Ferdinand may yet be vindicated when the FA conducts its own hearing into the case this week. This takes place against the backdrop of last week's report by the Department of Culture, Media and Sport, which stressed that much more needs to be done to eradicate racism from the game.

2 Football can be good for your health

Further to the article in these pages last Saturday highlighting the positive impact football can have on society, Leeds Metropolitan University has concluded a study that found 70 per cent of the 10,000 men reached by the Premier League Health initiative improved their lifestyle. This prompted a recommendation that the NHS should use football clubs as an agency to influence men's health.

3 Ba should let his goals do the talking, not his agent

There are good agents out there, but Demba Ba's representative illustrated why the breed are so widely despised with his response this week to Ba being dropped by Newcastle after 17 goalless matches. Ba did his talking on the pitch in the second half against Everton. He and his agent should have left it at that.

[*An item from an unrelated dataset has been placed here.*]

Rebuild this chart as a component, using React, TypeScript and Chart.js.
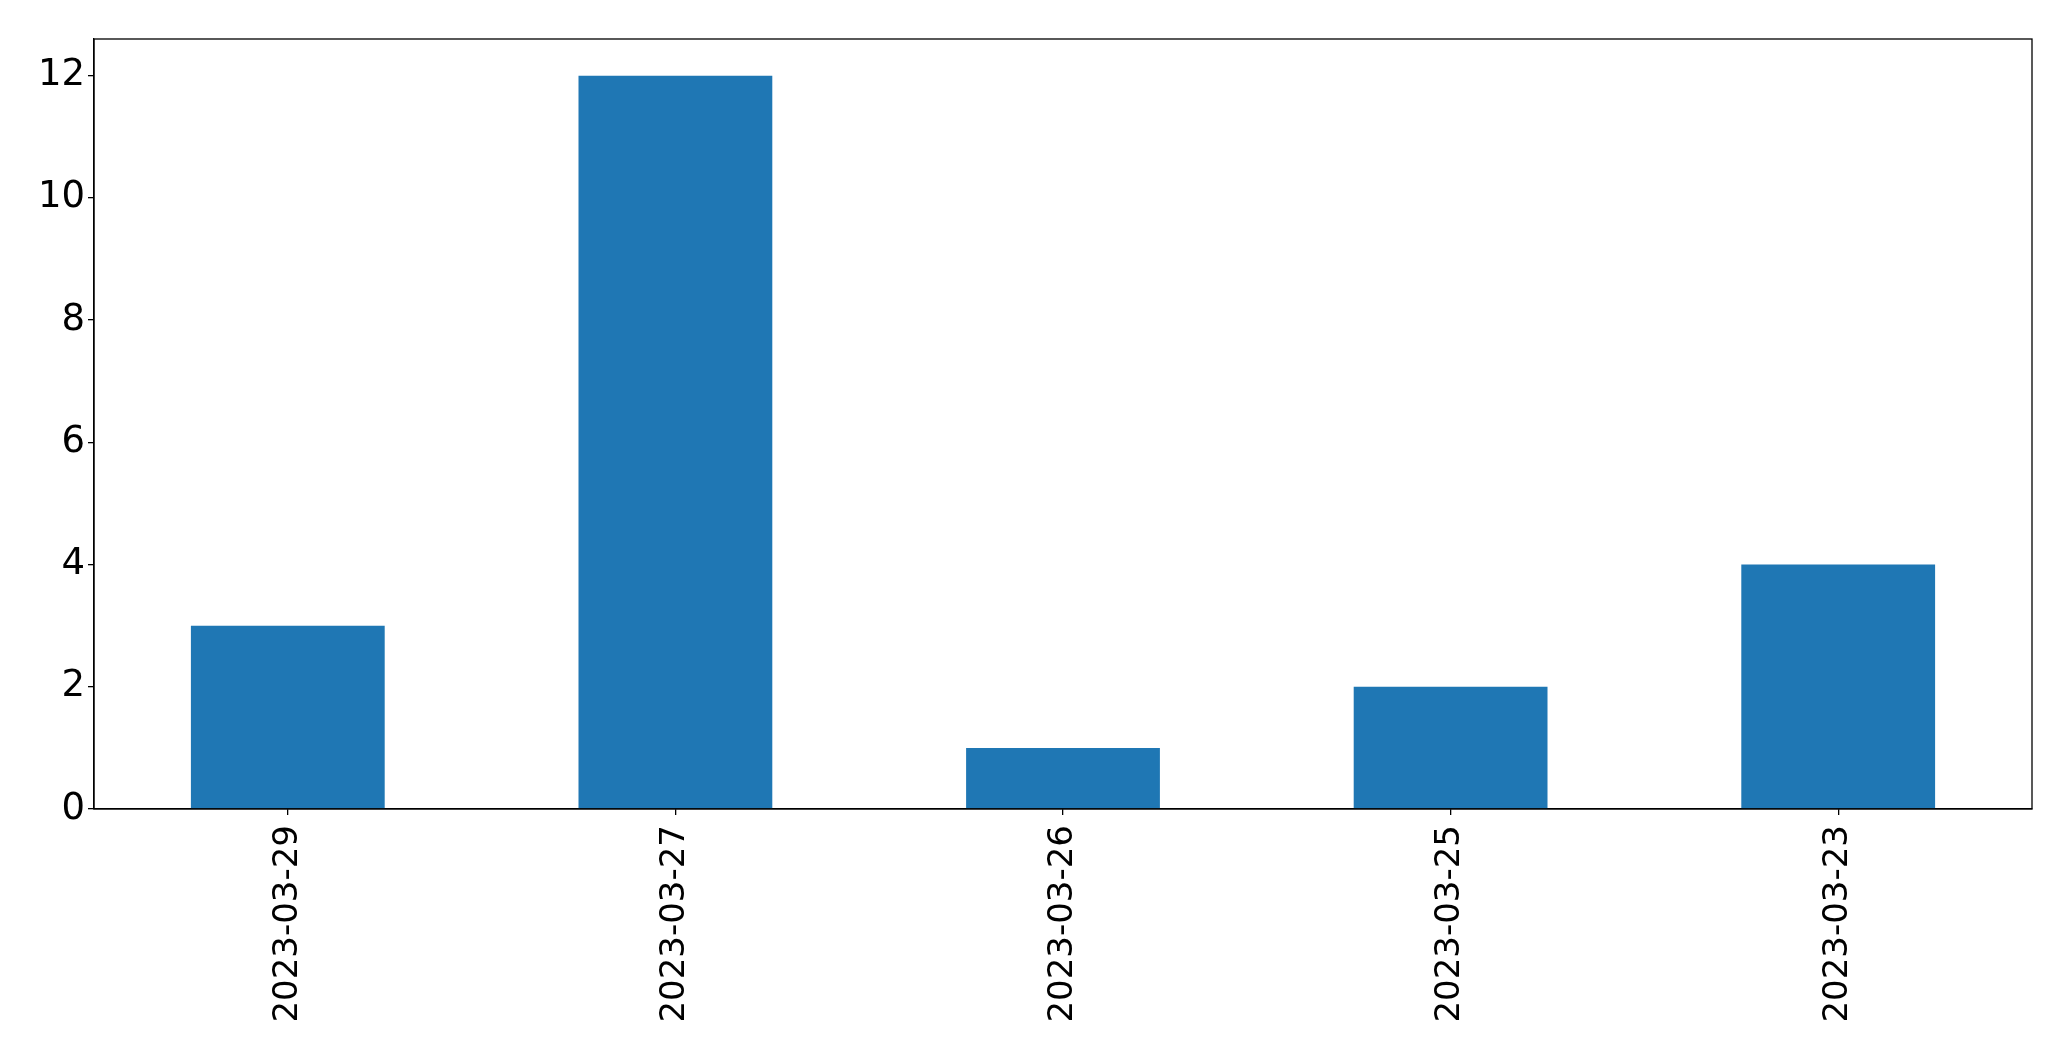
import React, { useEffect, useRef } from "react";
import { Chart, registerables } from "chart.js";

Chart.register(...registerables);

const categories = ["2023-03-29", "2023-03-27", "2023-03-26", "2023-03-25", "2023-03-23"];
const values = [3, 12, 1, 2, 4];
const yTicks = [0, 2, 4, 6, 8, 10, 12];
const yMax = 12.6;

const W = 2071;
const H = 1061;

const frame = {
  id: "frame",
  afterDraw(chart: any) {
    const { ctx, chartArea } = chart;
    ctx.save();
    ctx.strokeStyle = "#000";
    ctx.lineWidth = 1.3;
    ctx.strokeRect(chartArea.left, chartArea.top, chartArea.right - chartArea.left, chartArea.bottom - chartArea.top);
    ctx.restore();
  },
};

export default function App() {
  const ref = useRef<HTMLCanvasElement | null>(null);
  useEffect(() => {
    document.body.style.margin = "0";
    const c = ref.current!;
    const chart = new Chart(c, {
      type: "bar",
      data: {
        labels: categories,
        datasets: [
          {
            data: values,
            backgroundColor: "#1f77b4",
            borderWidth: 0,
            categoryPercentage: 0.5,
            barPercentage: 1,
          },
        ],
      },
      options: {
        animation: false,
        responsive: false,
        devicePixelRatio: 1,
        layout: { padding: { left: 0, top: 39, right: 39, bottom: 0 } },
        plugins: { legend: { display: false }, tooltip: { enabled: false } },
        scales: {
          x: {
            offset: true,
            grid: { display: true, offset: false, drawOnChartArea: false, drawTicks: true, tickLength: 6, color: "#000", lineWidth: 1.3 },
            border: { display: true, color: "#000", width: 1.3 },
            ticks: {
              minRotation: 90,
              maxRotation: 90,
              autoSkip: false,
              padding: 10,
              color: "#000",
              font: { family: "DejaVu Sans", size: 34 },
            },
            afterFit: (s: any) => {
              s.height = 252;
            },
          },
          y: {
            min: 0,
            max: yMax,
            grid: { display: true, drawOnChartArea: false, drawTicks: true, tickLength: 6, color: "#000", lineWidth: 1.3 },
            border: { display: true, color: "#000", width: 1.3 },
            ticks: {
              padding: 3,
              color: "#000",
              font: { family: "DejaVu Sans", size: 37 },
            },
            afterBuildTicks: (s: any) => {
              s.ticks = yTicks.map((v) => ({ value: v }));
            },
            afterFit: (s: any) => {
              s.width = 94;
            },
          },
        },
      },
      plugins: [frame],
    });
    return () => chart.destroy();
  }, []);
  return (
    <div style={{ width: W, height: H, background: "#fff" }}>
      <canvas ref={ref} width={W} height={H} style={{ display: "block" }} />
    </div>
  );
}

4 Robins needs good luck on Coventry merry-go-round

Good luck to Mark Robins as he attempts to provide Coventry City with the kiss of life. Quite how England's ninth-largest city is only represented by a club seemingly headed for the fourth tier is a mystery, but the fact that Robins is the Sky Blues' 11th manager in as many years might just provide a clue.

5 Women's game still needs much more support

There were mixed messages for the women's game on Wednesday as England reached the 2013 European Championship. A teatime TV audience that peaked at 1.1 million on BBC 2 was encouraging, but a live attendance of 5,821 was disappointing, regardless of the Uefa- imposed kick-off time (which was ideal for schoolchildren, if not working parents). Building support for the women's game remains a long haul.